The operator view is older than the dashboard, and better. A dashboard reports. An operator acts. Most platforms have spent a decade optimizing the wrong primitive — they pulled people away from the model and gave them a chart. Mulholland puts the model back in front of them.
The dashboard problem
Charts compress decisions into time-series. They flatten causes. They strip provenance. By the time you've read the dashboard, the data has already moved on, and your mental model is two layers removed from the row that triggered it.
The pattern repeats across every "modern" tool: a system of record buried under a system of presentation, with a layer of glue between them that breaks every six months and explains nothing on the way down.

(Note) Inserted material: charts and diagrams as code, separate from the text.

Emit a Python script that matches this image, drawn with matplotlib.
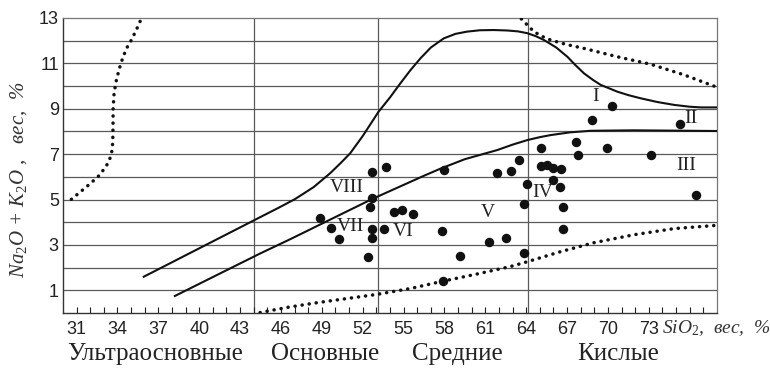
import matplotlib
matplotlib.use("Agg")
import matplotlib.pyplot as plt
import matplotlib.transforms as mtransforms

plt.rcParams['mathtext.fontset'] = 'custom'
plt.rcParams['mathtext.it'] = 'Liberation Serif:italic'
plt.rcParams['mathtext.rm'] = 'Liberation Serif'

# ---- data (SiO2 wt%, Na2O+K2O wt%) ----
sio2 = [48.87, 49.68, 50.27, 52.37, 52.50, 52.68, 52.68, 52.68, 52.70, 53.53,
        53.73, 54.32, 54.88, 55.66, 57.83, 57.87, 57.94, 59.17, 61.28, 61.87,
        62.50, 62.89, 63.46, 63.83, 63.83, 64.08, 65.09, 65.11, 65.50, 65.96,
        65.98, 66.58, 66.51, 66.70, 66.70, 67.68, 67.80, 68.86, 69.89, 70.31,
        73.12, 75.30, 76.49]
alk = [4.19, 3.73, 3.25, 2.48, 4.67, 5.05, 6.23, 3.71, 3.29, 3.69,
       6.43, 4.43, 4.55, 4.35, 3.61, 1.41, 6.30, 2.53, 3.12, 6.18,
       3.32, 6.24, 6.75, 4.80, 2.63, 5.67, 7.26, 6.46, 6.53, 6.40,
       5.86, 6.35, 5.57, 4.68, 3.69, 7.52, 6.95, 8.52, 7.28, 9.12,
       6.95, 8.32, 5.22]

# upper solid boundary
upper_x = [35.93, 44.46, 45.8, 47.03, 48.4, 49.61, 50.4, 51.08, 52.0, 53.16,
           54.0, 54.76, 55.5, 56.23, 57.0, 57.94, 58.8, 59.66, 60.6, 61.62,
           62.6, 63.4, 64.08, 64.7, 65.30, 66.2, 67.02, 67.6, 68.24, 68.9,
           69.47, 70.70, 71.5, 72.41, 73.6, 74.86, 76.0, 76.83, 78.0]
upper_y = [1.60, 4.22, 4.63, 5.02, 5.55, 6.16, 6.62, 7.04, 7.80, 8.87,
           9.50, 10.12, 10.70, 11.22, 11.70, 12.10, 12.30, 12.40, 12.46, 12.47,
           12.45, 12.41, 12.33, 12.20, 12.03, 11.70, 11.29, 10.93, 10.56, 10.27,
           10.05, 9.75, 9.60, 9.46, 9.30, 9.17, 9.09, 9.06, 9.06]
# lower solid boundary
lower_x = [38.21, 44.46, 46.67, 52.68, 56.5, 57.70, 59.5, 61.87, 63.0, 64.08,
           65.0, 65.79, 67.2, 68.73, 71.92, 78.0]
lower_y = [0.75, 2.62, 3.25, 5.02, 6.05, 6.36, 6.78, 7.18, 7.42, 7.62,
           7.75, 7.84, 7.96, 8.03, 8.05, 8.02]
# dotted curves
ultra_x = [30.61, 31.3, 32.0, 32.69, 33.2, 33.55, 33.65, 33.67, 33.68, 33.75,
           33.92, 34.15, 34.41, 34.7, 35.02, 35.4, 35.76]
ultra_y = [5.01, 5.35, 5.70, 6.08, 6.50, 6.95, 7.50, 8.20, 9.00, 9.70,
           10.27, 10.80, 11.29, 11.70, 12.03, 12.50, 12.99]
top_x = [63.64, 64.08, 64.56, 65.2, 65.79, 66.9, 68.24, 70.70, 73.15, 75.60, 78.0]
top_y = [12.96, 12.69, 12.40, 12.18, 12.03, 11.84, 11.66, 11.29, 10.96, 10.49, 9.95]
bot_x = [44.46, 46.5, 48.6, 51.0, 53.04, 55.5, 57.87, 60.4, 62.85, 64.08,
         66.5, 68.98, 71.92, 74.86, 77.93]
bot_y = [0.02, 0.25, 0.45, 0.65, 0.82, 1.08, 1.40, 1.72, 2.05, 2.26,
         2.70, 3.10, 3.45, 3.72, 3.86]

field_labels = ['I', 'II', 'III', 'IV', 'V', 'VI', 'VII', 'VIII']
field_x = [69.10, 76.09, 75.72, 65.20, 61.16, 54.98, 51.08, 50.86]
field_y = [9.52, 8.59, 6.48, 5.33, 4.41, 3.57, 3.79, 5.55]

boundaries = [44.0, 53.1, 64.1]
groups = ['Ультраосновные', 'Основные', 'Средние', 'Кислые']
group_x = [36.74, 49.24, 58.95, 70.72]

xticks = list(range(31, 74, 3))
yticks = list(range(1, 14, 2))

# ---- figure ----
fig = plt.figure(figsize=(7.7, 3.73), dpi=100)
ax = fig.add_axes([63/770, 1-313/373, (717-63)/770, (313-18)/373])
ax.set_xlim(30, 78)
ax.set_ylim(0, 13)

gcol = '#5a5a5a'
for yv in range(1, 13):
    ax.axhline(yv, color=gcol, lw=0.9, zorder=1)
for xv in boundaries:
    ax.axvline(xv, color=gcol, lw=0.9, zorder=1)

ax.plot(upper_x, upper_y, color='#111111', lw=1.5, zorder=3, solid_joinstyle='round')
ax.plot(lower_x, lower_y, color='#111111', lw=1.5, zorder=3, solid_joinstyle='round')
for xs, ys in [(ultra_x, ultra_y), (top_x, top_y), (bot_x, bot_y)]:
    ax.plot(xs, ys, color='#111111', lw=2.5, linestyle=(0, (0.05, 2.0)),
            dash_capstyle='round', zorder=3)

ax.plot(sio2, alk, 'o', color='#111111', ms=5.8, zorder=4)

for t, xv, yv in zip(field_labels, field_x, field_y):
    ax.text(xv, yv, t, family='Liberation Serif', fontsize=14, ha='center',
            va='center', color='#222222', zorder=5)

ax.set_xticks(xticks)
ax.set_xticks(list(range(31, 78)), minor=True)
ax.set_yticks(yticks)
ax.tick_params(axis='x', which='both', direction='in', length=4.5, width=0.8,
               color='#222222', pad=6)
ax.tick_params(axis='y', which='both', length=0, pad=3)
for lab in ax.get_xticklabels() + ax.get_yticklabels():
    lab.set_family('Liberation Sans')
    lab.set_fontsize(13)
    lab.set_color('#222222')

for s in ['left', 'bottom']:
    ax.spines[s].set_color('#333333')
    ax.spines[s].set_linewidth(1.0)
for s in ['top', 'right']:
    ax.spines[s].set_color('#777777')
    ax.spines[s].set_linewidth(0.9)

fig.text(662/770, 1-328/373, r'$SiO_2$,  вес,  %', family='Liberation Serif',
         style='italic', fontsize=14, ha='left', va='center', color='#333333')
fig.text(19/770, 1-180/373, r'$Na_2O$ + $K_2O$ ,   вес,  %', family='Liberation Serif',
         style='italic', fontsize=15, rotation=90, ha='center', va='center',
         color='#333333')

trans = mtransforms.blended_transform_factory(ax.transData, fig.transFigure)
for t, xv in zip(groups, group_x):
    ax.text(xv, 1 - 354/373, t, transform=trans, family='Liberation Serif',
            fontsize=18, ha='center', va='center', color='#222222')

fig.savefig('out.png', dpi=100)
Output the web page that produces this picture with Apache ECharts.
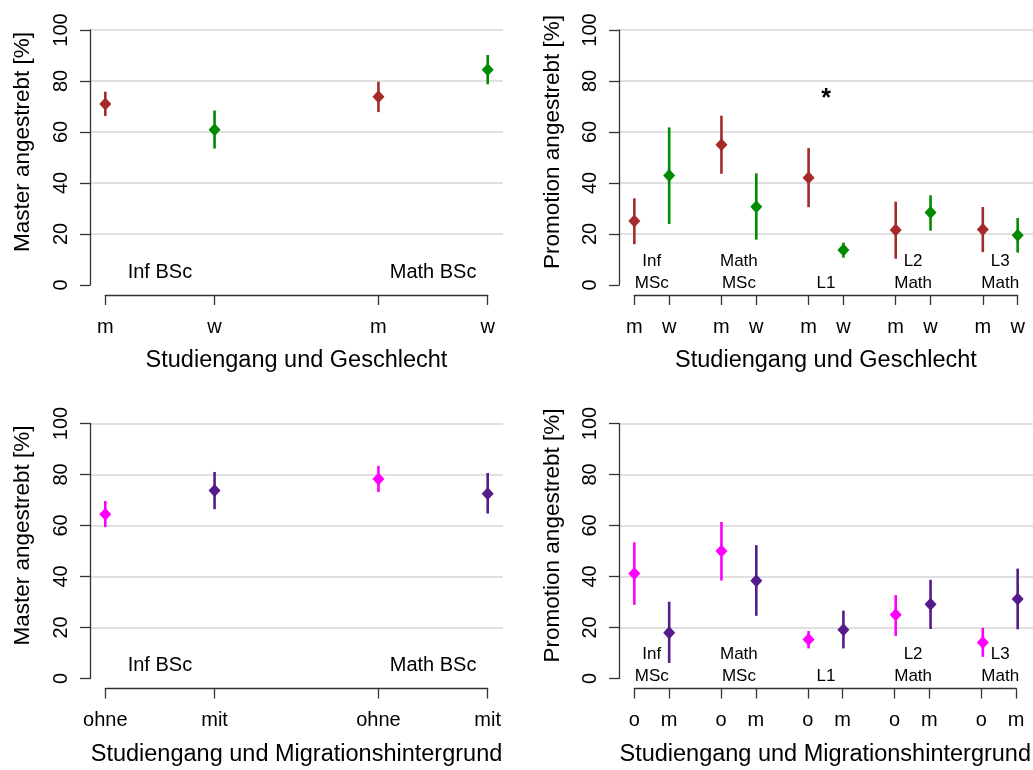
<!DOCTYPE html>
<html><head><meta charset="utf-8">
<script src="https://cdn.jsdelivr.net/npm/echarts@6/dist/echarts.min.js"></script>
<style>html,body{margin:0;padding:0;background:#fff}#c{width:1033px;height:770px}</style>
</head><body><div id="c"></div>
<script>
// ---------------- data ----------------
// Panel 1: Master angestrebt by study programme and gender
const genderTicks4 = ['m', 'w', 'm', 'w'];
const bscGroups = ['Inf BSc', 'Math BSc'];
const masterGenderMean = [71.0, 60.9, 73.8, 84.4];
const masterGenderLow  = [66.3, 53.5, 67.8, 78.7];
const masterGenderHigh = [75.8, 68.4, 79.7, 90.2];

// Panel 2: Promotion angestrebt by study programme and gender
const genderTicks10 = ['m', 'w', 'm', 'w', 'm', 'w', 'm', 'w', 'm', 'w'];
const mscGroups = ['Inf\nMSc', 'Math\nMSc', '\nL1', 'L2\nMath', 'L3\nMath'];
const promoGenderMean = [25.1, 42.9, 55.0, 30.7, 42.1, 13.7, 21.6, 28.4, 21.8, 19.5];
const promoGenderLow  = [16.0, 23.9, 43.6, 17.8, 30.5, 10.7, 10.3, 21.3, 12.9, 12.7];
const promoGenderHigh = [34.0, 61.8, 66.4, 43.8, 53.7, 16.6, 32.7, 35.2, 30.6, 26.3];
const promoGenderSignif = ['', '', '*', '', ''];

// Panel 3: Master angestrebt by study programme and migration background
const migTicks4 = ['ohne', 'mit', 'ohne', 'mit'];
const masterMigMean = [64.4, 73.7, 78.2, 72.5];
const masterMigLow  = [59.4, 66.4, 73.1, 64.7];
const masterMigHigh = [69.6, 81.0, 83.4, 80.6];

// Panel 4: Promotion angestrebt by study programme and migration background
const migTicks10 = ['o', 'm', 'o', 'm', 'o', 'm', 'o', 'm', 'o', 'm'];
const promoMigMean = [41.2, 17.9, 50.0, 38.3, 15.3, 19.1, 25.0, 29.1, 14.1, 31.2];
const promoMigLow  = [28.9,  6.1, 38.4, 24.6, 11.8, 11.8, 16.7, 19.4,  8.5, 19.3];
const promoMigHigh = [53.4, 30.1, 61.4, 52.3, 18.6, 26.6, 32.7, 38.7, 19.9, 43.1];
const promoMigSignif = ['', '', '', '', ''];

// ---------------- styling ----------------
const FONT = '"Liberation Sans", Arial, Helvetica, sans-serif';
const genderColors = ['#A52A2A', '#008B00'];
const migColors = ['#FF00FF', '#551A8B'];
const AXIS_COLOR = '#333';
const GRID_COLOR = '#d6d6d6';
const GROUP_LABEL_Y = 5;   // data-space height of the group captions
const SIGNIF_Y = 73;       // data-space height of significance marks

const panels = [
  {left: 90,  top: 30,    width: 413, height: 255, ticks: genderTicks4,  groups: bscGroups, mean: masterGenderMean, low: masterGenderLow, high: masterGenderHigh, signif: null, colors: genderColors, ytitle: 'Master angestrebt [%]',    xtitle: 'Studiengang und Geschlecht', groupFont: 20, ytitleX: 22.5, ytitleY: 142},
  {left: 619, top: 30,    width: 414, height: 255, ticks: genderTicks10, groups: mscGroups, mean: promoGenderMean, low: promoGenderLow, high: promoGenderHigh, signif: promoGenderSignif, colors: genderColors, ytitle: 'Promotion angestrebt [%]', xtitle: 'Studiengang und Geschlecht', groupFont: 17, ytitleX: 552.5, ytitleY: 142},
  {left: 90,  top: 423.5, width: 413, height: 255, ticks: migTicks4,  groups: bscGroups, mean: masterMigMean, low: masterMigLow, high: masterMigHigh, signif: null, colors: migColors, ytitle: 'Master angestrebt [%]',    xtitle: 'Studiengang und Migrationshintergrund', groupFont: 20, ytitleX: 22.5, ytitleY: 535.5},
  {left: 619, top: 423.5, width: 414, height: 255, ticks: migTicks10, groups: mscGroups, mean: promoMigMean, low: promoMigLow, high: promoMigHigh, signif: promoMigSignif, colors: migColors, ytitle: 'Promotion angestrebt [%]', xtitle: 'Studiengang und Migrationshintergrund', groupFont: 17, ytitleX: 552.5, ytitleY: 535.5}
];

const grid = [], xAxis = [], yAxis = [], series = [], graphic = [];

panels.forEach((p, k) => {
  const n = p.ticks.length;
  // pairs of categories, with a half-unit gap between pairs
  const pos = p.ticks.map((_, i) => 1 + i + 0.5 * Math.floor(i / 2));
  const first = pos[0], last = pos[n - 1];
  const ext = 0.04 * (last - first);
  const xmin = first - ext, xmax = last + ext;
  const gA = 2 * k, gB = 2 * k + 1;

  grid.push({left: p.left, top: p.top, width: p.width, height: p.height});
  // separate grid for the detached x axis (spans first to last tick only)
  const bLeft = p.left + (first - xmin) / (xmax - xmin) * p.width;
  const bWidth = (last - first) / (xmax - xmin) * p.width;
  grid.push({left: bLeft, top: p.top + p.height + 9, width: bWidth, height: 1});

  xAxis.push({gridIndex: gA, type: 'value', min: xmin, max: xmax, show: false});
  yAxis.push({
    gridIndex: gA, type: 'value', min: 0, max: 100, interval: 20,
    axisLine: {show: true, lineStyle: {color: AXIS_COLOR, width: 1.3}},
    axisTick: {show: true, length: 10, lineStyle: {color: AXIS_COLOR, width: 1.3}},
    axisLabel: {rotate: 90, fontSize: 20, margin: 19, color: '#000', fontFamily: FONT},
    splitLine: {show: true, lineStyle: {color: ['rgba(0,0,0,0)', GRID_COLOR, GRID_COLOR, GRID_COLOR, GRID_COLOR, GRID_COLOR], width: 1.5}}
  });
  xAxis.push({
    gridIndex: gB, type: 'value', min: first, max: last,
    axisLine: {show: true, onZero: false, lineStyle: {color: AXIS_COLOR, width: 1.3}},
    axisTick: {show: true, length: 10, customValues: pos, lineStyle: {color: AXIS_COLOR, width: 1.3}},
    axisLabel: {customValues: pos, fontSize: 20, margin: 22, color: '#000', fontFamily: FONT,
      formatter: v => { const i = pos.indexOf(v); return i >= 0 ? p.ticks[i] : ''; }},
    splitLine: {show: false},
    name: p.xtitle, nameLocation: 'middle', nameGap: 54,
    nameTextStyle: {fontSize: 23.5, color: '#000', fontFamily: FONT}
  });
  yAxis.push({gridIndex: gB, type: 'value', show: false});

  // error bars
  series.push({
    type: 'custom', xAxisIndex: gA, yAxisIndex: gA, silent: true,
    data: pos.map((x, i) => [x, p.low[i], p.high[i], i]),
    renderItem: (params, api) => {
      const a = api.coord([api.value(0), api.value(1)]);
      const b = api.coord([api.value(0), api.value(2)]);
      const i = api.value(3);
      return {type: 'line', shape: {x1: a[0], y1: a[1], x2: b[0], y2: b[1]},
        style: {stroke: p.colors[i % 2], lineWidth: 2.6}};
    }
  });
  // point estimates
  series.push({
    type: 'scatter', xAxisIndex: gA, yAxisIndex: gA, symbol: 'diamond', symbolSize: [12, 13],
    data: pos.map((x, i) => ({value: [x, p.mean[i]], itemStyle: {color: p.colors[i % 2], opacity: 1}}))
  });
  // group labels (centred under each pair)
  const gpos = p.groups.map((_, g) => (pos[2 * g] + pos[2 * g + 1]) / 2);
  series.push({
    type: 'custom', xAxisIndex: gA, yAxisIndex: gA, silent: true,
    data: gpos.map((x, g) => [x, GROUP_LABEL_Y, g]),
    renderItem: (params, api) => {
      const c = api.coord([api.value(0), api.value(1)]);
      return {type: 'text', x: c[0], y: c[1],
        style: {text: p.groups[api.value(2)], fontSize: p.groupFont, fontFamily: FONT, fill: '#000',
          align: 'center', verticalAlign: 'middle', lineHeight: Math.round(p.groupFont * 1.27)}};
    }
  });
  // significance marks
  if (p.signif) {
    const sig = [];
    p.signif.forEach((s, g) => { if (s) sig.push([gpos[g], SIGNIF_Y, g]); });
    series.push({
      type: 'custom', xAxisIndex: gA, yAxisIndex: gA, silent: true,
      data: sig,
      renderItem: (params, api) => {
        const c = api.coord([api.value(0), api.value(1)]);
        return {type: 'text', x: c[0], y: c[1],
          style: {text: p.signif[api.value(2)], fontSize: 25, fontWeight: 'bold', fontFamily: FONT, fill: '#000',
            align: 'center', verticalAlign: 'middle'}};
      }
    });
  }
  // y axis title
  graphic.push({type: 'text', x: p.ytitleX, y: p.ytitleY, rotation: Math.PI / 2,
    style: {text: p.ytitle, fontSize: 22.5, fontFamily: FONT, fill: '#000', align: 'center', verticalAlign: 'middle'}});
});

const chart = echarts.init(document.getElementById('c'), null, {renderer: 'canvas'});
chart.setOption({
  animation: false,
  backgroundColor: '#fff',
  textStyle: {fontFamily: FONT},
  grid, xAxis, yAxis, series, graphic
});
</script></body></html>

A dashboard tells you what happened. An operator changes what happens next.
The ontology, fronted
Mulholland's bet is simple. If your business is a model — entities, relationships, derived state — then the operator should query that model directly, with the same expressive power as the engineer who shaped it. Not a curated subset. Not a "no-code" layer pretending to be one. The actual model, in Postgres, fronted by PostgREST, secured by RLS.
We pair that with Marzy: an agent that proposes the next move, asks for permission when it isn't sure, and acts when it is. Every action it takes is replayable, because it goes through the same model the human just queried. Auditors don't get a separate report. They get a different query.
What changes
Time-to-decision collapses. The "why" is one query away. The audit trail is the model's history, not a separate report. And the people closest to the work spend their day on the work, not on chasing dashboards that are stale by the time they load.
This is what we're building. It's why Mulholland exists.